Это относится и к философии истории. Когда философы рассуждают об исторической науке или выдвигают свои предположения о целях истории, к ним неравнодушно прислушиваются не только историки-специалисты. Здесь надо отметить, что, в отличие от истории как науки, философия истории практически не имеет институционального оформления, ее «локус» размыт. Отчасти поэтому об исторических событиях «философствуют» не только специалисты. Дилетантская или обыденная «философия истории» распространена во всех слоях общества и создает особую среду, в которой профессиональные суждения об истории профанируются.

Это означает, что в густое переплетение общественных оценок истории суждения профессиональных историков и философов попадают не непосредственно, а в превращенном виде, часто в виде мифов или сознательных искажений, которые делаются по заказу заинтересованных в этом социальных и политических структур или в угоду им.

Как было сказано, философия истории имеет интерес ко всему контексту, в котором работает история как наука. В поле ее внимания попадает спектр влияний, оказываемых на историков в этом контексте: политические давления, идеологические споры, переливы и перепады общественного мнения, формируемые через СМИ, и т. п. Она и сама находится в том же контексте, являясь его составной частью. И это значит, что философия истории находится в непрерывной саморефлексии. Испытывая влияние контекста, она в то же время должна исследовать этот контекст, определять свое отношение к нему, вырабатывать принципы его рациональной критики и, следовательно, самокритики.

Выполнимы ли такие задачи? Как ни странно, но и этот «скептический» вопрос также стоит перед философией истории, хотя не только перед ней. Не углубляясь в него, замечу, что философия истории просто вынуждена ответить положительно - во что бы то ни стало. Иначе ей не быть - не быть чем-то значимым в культуре.

Но чтобы иметь право на положительный ответ, философия истории должна обрести новые формы, когнитивные и институциональные. Надо сказать, что поиск этих форм идет давно и трудно. Новые формы философии истории - в любом смысле этого термина - встречаются с естественным недоверием со стороны приверженцев традиций. Например, новаторские идеи Х. Уайта десятки лет пробивают себе путь к дискуссиям в профессиональной среде.

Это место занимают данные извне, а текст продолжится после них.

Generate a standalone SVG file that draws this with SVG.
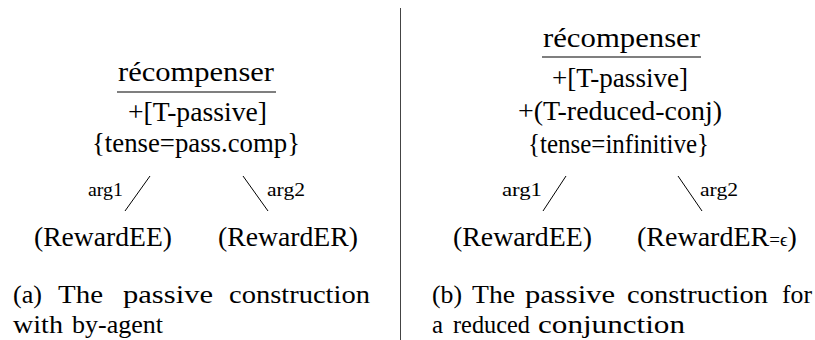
<svg xmlns="http://www.w3.org/2000/svg" width="815" height="340" viewBox="0 0 815 340">
<style>
text{font-family:"Liberation Serif","Times New Roman",serif;fill:#000}
.m{font-size:28px}
.s{font-size:19px}
.c{font-size:26px}
.e{stroke:#000;stroke-width:1;fill:none}
.rule{stroke:#000;stroke-width:1.2}
</style>
<rect width="815" height="340" fill="#fff"/>
<line x1="400.5" y1="8" x2="400.5" y2="340" stroke="#444" stroke-width="1"/>
<g id="panel-a">
<g id="a-root">
<text class="m" x="118" y="81" textLength="156" lengthAdjust="spacingAndGlyphs">récompenser</text>
<line class="rule" x1="117" y1="92" x2="276" y2="92"/>
<text class="m" x="128" y="121" textLength="139" lengthAdjust="spacingAndGlyphs">+[T-passive]</text>
<text class="m" x="92" y="152" textLength="208" lengthAdjust="spacingAndGlyphs">{tense=pass.comp}</text>
</g>
<g id="a-ee"><text class="m" x="34" y="246" textLength="138" lengthAdjust="spacingAndGlyphs">(RewardEE)</text></g>
<g id="a-er"><text class="m" x="218" y="246" textLength="140" lengthAdjust="spacingAndGlyphs">(RewardER)</text></g>
<g id="a-edges">
<line class="e" x1="150" y1="176" x2="125" y2="211"/>
<text class="s" x="88" y="196" textLength="35" lengthAdjust="spacingAndGlyphs">arg1</text>
<line class="e" x1="243" y1="176" x2="268" y2="211"/>
<text class="s" x="267" y="196" textLength="38" lengthAdjust="spacingAndGlyphs">arg2</text>
</g>
<g id="a-caption">
<text class="c" x="13" y="303" textLength="29" lengthAdjust="spacingAndGlyphs">(a)</text>
<text class="c" x="58" y="303" textLength="45" lengthAdjust="spacingAndGlyphs">The</text>
<text class="c" x="123" y="303" textLength="90" lengthAdjust="spacingAndGlyphs">passive</text>
<text class="c" x="229" y="303" textLength="141" lengthAdjust="spacingAndGlyphs">construction</text>
<text class="c" x="13" y="333" textLength="50" lengthAdjust="spacingAndGlyphs">with</text>
<text class="c" x="72" y="333" textLength="91" lengthAdjust="spacingAndGlyphs">by-agent</text>
</g>
</g>
<g id="panel-b">
<g id="b-root">
<text class="m" x="543" y="47" textLength="157" lengthAdjust="spacingAndGlyphs">récompenser</text>
<line class="rule" x1="542" y1="57" x2="701" y2="57"/>
<text class="m" x="552" y="87" textLength="136" lengthAdjust="spacingAndGlyphs">+[T-passive]</text>
<text class="m" x="518" y="120" textLength="204" lengthAdjust="spacingAndGlyphs">+(T-reduced-conj)</text>
<text class="m" x="528" y="153" textLength="181" lengthAdjust="spacingAndGlyphs">{tense=infinitive}</text>
</g>
<g id="b-ee"><text class="m" x="453" y="246" textLength="139" lengthAdjust="spacingAndGlyphs">(RewardEE)</text></g>
<g id="b-er">
<text class="m" x="637" y="246">(RewardER<tspan font-size="19">=ϵ</tspan>)</text>
</g>
<g id="b-edges">
<line class="e" x1="566" y1="176" x2="543" y2="211"/>
<text class="s" x="502" y="196" textLength="40" lengthAdjust="spacingAndGlyphs">arg1</text>
<line class="e" x1="678" y1="176" x2="702" y2="211"/>
<text class="s" x="700" y="196" textLength="38" lengthAdjust="spacingAndGlyphs">arg2</text>
</g>
<g id="b-caption">
<text class="c" x="432" y="303" textLength="30" lengthAdjust="spacingAndGlyphs">(b)</text>
<text class="c" x="472" y="303" textLength="43" lengthAdjust="spacingAndGlyphs">The</text>
<text class="c" x="525" y="303" textLength="90" lengthAdjust="spacingAndGlyphs">passive</text>
<text class="c" x="627" y="303" textLength="141" lengthAdjust="spacingAndGlyphs">construction</text>
<text class="c" x="782" y="303" textLength="30" lengthAdjust="spacingAndGlyphs">for</text>
<text class="c" x="432" y="333" textLength="11" lengthAdjust="spacingAndGlyphs">a</text>
<text class="c" x="453" y="333" textLength="77" lengthAdjust="spacingAndGlyphs">reduced</text>
<text class="c" x="538" y="333" textLength="147" lengthAdjust="spacingAndGlyphs">conjunction</text>
</g>
</g>
</svg>
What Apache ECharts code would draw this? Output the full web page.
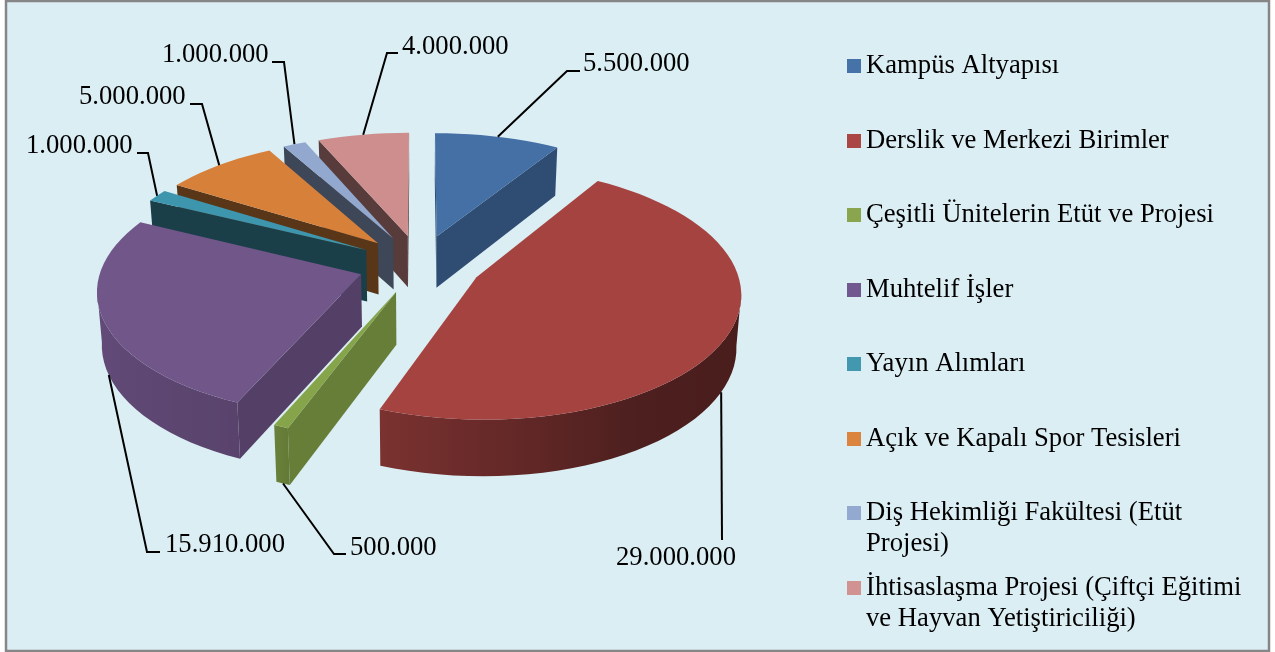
<!DOCTYPE html>
<html>
<head>
<meta charset="utf-8">
<style>
  html, body { margin: 0; padding: 0; background: #fff; }
  #chart { width: 1275px; height: 652px; }
</style>
<script src="https://cdn.jsdelivr.net/npm/echarts@6/dist/echarts.min.js"></script>
</head>
<body>
<div id="chart"></div>
<script>
const categories = [
  'Kampüs Altyapısı',
  'Derslik ve Merkezi Birimler',
  'Çeşitli Ünitelerin Etüt ve Projesi',
  'Muhtelif İşler',
  'Yayın Alımları',
  'Açık ve Kapalı Spor Tesisleri',
  'Diş Hekimliği Fakültesi (Etüt\nProjesi)',
  'İhtisaslaşma Projesi (Çiftçi Eğitimi\nve Hayvan Yetiştiriciliği)'
]
const sliceValues = [5500000, 29000000, 500000, 15910000, 1000000, 5000000, 1000000, 4000000]
const sliceColors = ['#4470A6', '#A54341', '#86A44A', '#71568A', '#3E96AE', '#D7803A', '#92A8CF', '#CE8E8D']
const legendColors = ['#4572A7', '#AA4643', '#89A54E', '#71588F', '#4198AF', '#DB843D', '#93A9CF', '#D19392']

// layout only, in page pixels
const radialShade = [0.69, 0.7, 0.77, 0.74, 0.42, 0.42, 0.42, 0.42]
const labelPos = [[583, 64], [616, 558], [350, 548], [165, 545], [26, 146], [79, 97], [162, 55], [402, 47]]
const leaderBends = [
  [[567, 71], [580, 71]],
  [[722, 540]],
  [[334, 554], [346, 554]],
  [[147, 552], [160, 552]],
  [[148, 153], [137, 153]],
  [[202, 104], [190, 104]],
  [[284, 62], [272, 62]],
  [[387, 53], [398, 53]]
]
const leaderNudge = [0, 1, 0, -1, 0, 0, 0, 0]
const legendRows = [66, 141, 215, 290, 364, 439, 513, 588]

// flattened pie, seen in perspective
const cx = 420
const cy = 264
const kx = 259
const ky = 122
const perspX = 0.115
const perspY = 0.12
const explode = 0.24
const depth = 52

const rimStops = [[0, 0.42], [90, 0.42], [150, 0.47], [200, 0.74], [204, 0.79], [270, 0.9], [360, 0.9]]

const total = sliceValues.reduce((a, b) => a + b, 0)
const startAngles = []
sliceValues.reduce((sum, v, i) => {
  startAngles[i] = sum / total * 360
  return sum + v
}, 0)

function project (u, v) {
  const w = 1 / (1 - perspY * v)
  return { x: cx + kx * u / (1 - perspX * v), y: cy + ky * v * w, w: w }
}

function lower (p) {
  return { x: cx + (p.x - cx) * 0.985, y: p.y + depth * Math.pow(p.w, 0.6), w: p.w }
}

function shade (hex, f) {
  const n = parseInt(hex.slice(1), 16)
  const c = [n >> 16, (n >> 8) & 255, n & 255].map(d => Math.round(d * f))
  return 'rgb(' + c.join(',') + ')'
}

function rimShade (deg) {
  for (let i = 1; i < rimStops.length; i++) {
    if (deg <= rimStops[i][0]) {
      const a = rimStops[i - 1]
      const b = rimStops[i]
      return a[1] + (b[1] - a[1]) * (deg - a[0]) / (b[0] - a[0])
    }
  }
  return 1
}

function formatValue (v) {
  return String(v).replace(/\B(?=(\d{3})+$)/g, '.')
}

function polygon (pts, fill) {
  return {
    type: 'polygon',
    shape: { points: pts.map(p => [p.x, p.y]) },
    style: { fill: fill, stroke: null }
  }
}

function makeRenderItem (i) {
  return function (params, api) {
    const value = api.value(0)
    const a0 = startAngles[i]
    const a1 = a0 + value / total * 360
    const midDeg = (a0 + a1) / 2
    const mid = midDeg * Math.PI / 180
    const ou = explode * Math.sin(mid)
    const ov = -explode * Math.cos(mid)
    const rimPoint = deg => {
      const t = deg * Math.PI / 180
      return project(ou + Math.sin(t), ov - Math.cos(t))
    }

    const apex = project(ou, ov)
    const rim = []
    const steps = Math.max(2, Math.ceil((a1 - a0) / 3))
    for (let s = 0; s <= steps; s++) {
      rim.push({ deg: a0 + (a1 - a0) * s / steps, p: rimPoint(a0 + (a1 - a0) * s / steps) })
    }

    const children = []
    const color = sliceColors[i]

    // straight walls facing the viewer
    const wall = (p, q) => {
      if (q.x < p.x) {
        children.push(polygon([p, q, lower(q), lower(p)], shade(color, radialShade[i])))
      }
    }
    wall(apex, rim[0].p)
    wall(rim[steps].p, apex)

    // curved wall, only the part that runs towards the left
    const run = rim.filter((r, s) => (s < steps && rim[s + 1].p.x < r.p.x) || (s > 0 && r.p.x < rim[s - 1].p.x))
    if (run.length > 1) {
      const x0 = run[0].p.x
      const x1 = run[run.length - 1].p.x
      const stops = run.map(r => ({ offset: (x0 - r.p.x) / (x0 - x1), color: shade(color, rimShade(r.deg)) }))
      const tops = run.map(r => r.p)
      const bottoms = tops.map(lower).reverse()
      children.push(polygon(tops.concat(bottoms), new echarts.graphic.LinearGradient(x0, 0, x1, 0, stops, true)))
    }

    children.push(polygon([apex].concat(rim.map(r => r.p)), color))

    // leader line and value label
    const anchor = rimPoint(midDeg + leaderNudge[i])
    const from = Math.cos(mid) < 0 ? lower(anchor) : anchor
    children.push({
      type: 'polyline',
      shape: { points: [[from.x, from.y]].concat(leaderBends[i]) },
      style: { fill: null, stroke: '#000', lineWidth: 2 }
    })
    children.push({
      type: 'text',
      style: {
        text: formatValue(value),
        x: labelPos[i][0],
        y: labelPos[i][1],
        fill: '#000',
        font: '26.67px "Liberation Serif"',
        align: 'left',
        verticalAlign: 'middle'
      }
    })
    return { type: 'group', children: children }
  }
}

const chart = echarts.init(document.getElementById('chart'))
chart.setOption({
  animation: false,
  color: legendColors,
  graphic: [{
    type: 'rect',
    z: -1,
    silent: true,
    shape: { x: 6, y: 1, width: 1263, height: 650 },
    style: { fill: '#DBEEF4', stroke: '#868686', lineWidth: 2.5 }
  }],
  legend: categories.map((name, i) => {
    const twoLines = name.indexOf('\n') > -1
    return {
      data: [{ name: name, icon: 'rect' }],
      left: 847,
      top: legendRows[i] - (twoLines ? 46.5 : 15.5),
      padding: 0,
      itemWidth: 14,
      itemHeight: 14,
      selectedMode: false,
      // empty first line keeps the icon level with the first text line
      formatter: n => (twoLines ? '\n' + n : n),
      textStyle: {
        color: '#000',
        fontFamily: 'Liberation Serif',
        fontSize: 26.67,
        lineHeight: 31
      }
    }
  }),
  series: categories.map((name, i) => ({
    type: 'custom',
    name: name,
    coordinateSystem: 'none',
    silent: true,
    z: 30 - Math.round(20 * Math.cos((startAngles[i] + sliceValues[i] / total * 180) * Math.PI / 180)),
    itemStyle: { color: legendColors[i] },
    renderItem: makeRenderItem(i),
    data: [[sliceValues[i]]]
  }))
})
</script>
</body>
</html>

И если сегодня Г.Л. Тульчинский говорит о «нарративном тренде» в исторической науке как о том, что уже широко признано философами истории (об этом свидетельствует обширный ссылочный аппарат его статьи), то еще несколько десятилетий назад подобные идеи Х. Уайта21 воспринимались в штыки. «Уайта нередко обвиняли в непрофессионализме и некомпетентности, многие историки не принимают его “релятивизм”, а литературоведы критикуют его “формальный” метод»22. «Нарративное» представление об исторических событиях как о том, что создают историки, действительно вызывает подозрение в «релятивизме», но насколько верны и важны эти подозрения? По мнению Уайта, историк ведь только и делает, что строит рассказ об историческом событии, и «рассказанное событие» затем живет собственной жизнью в историческом знании.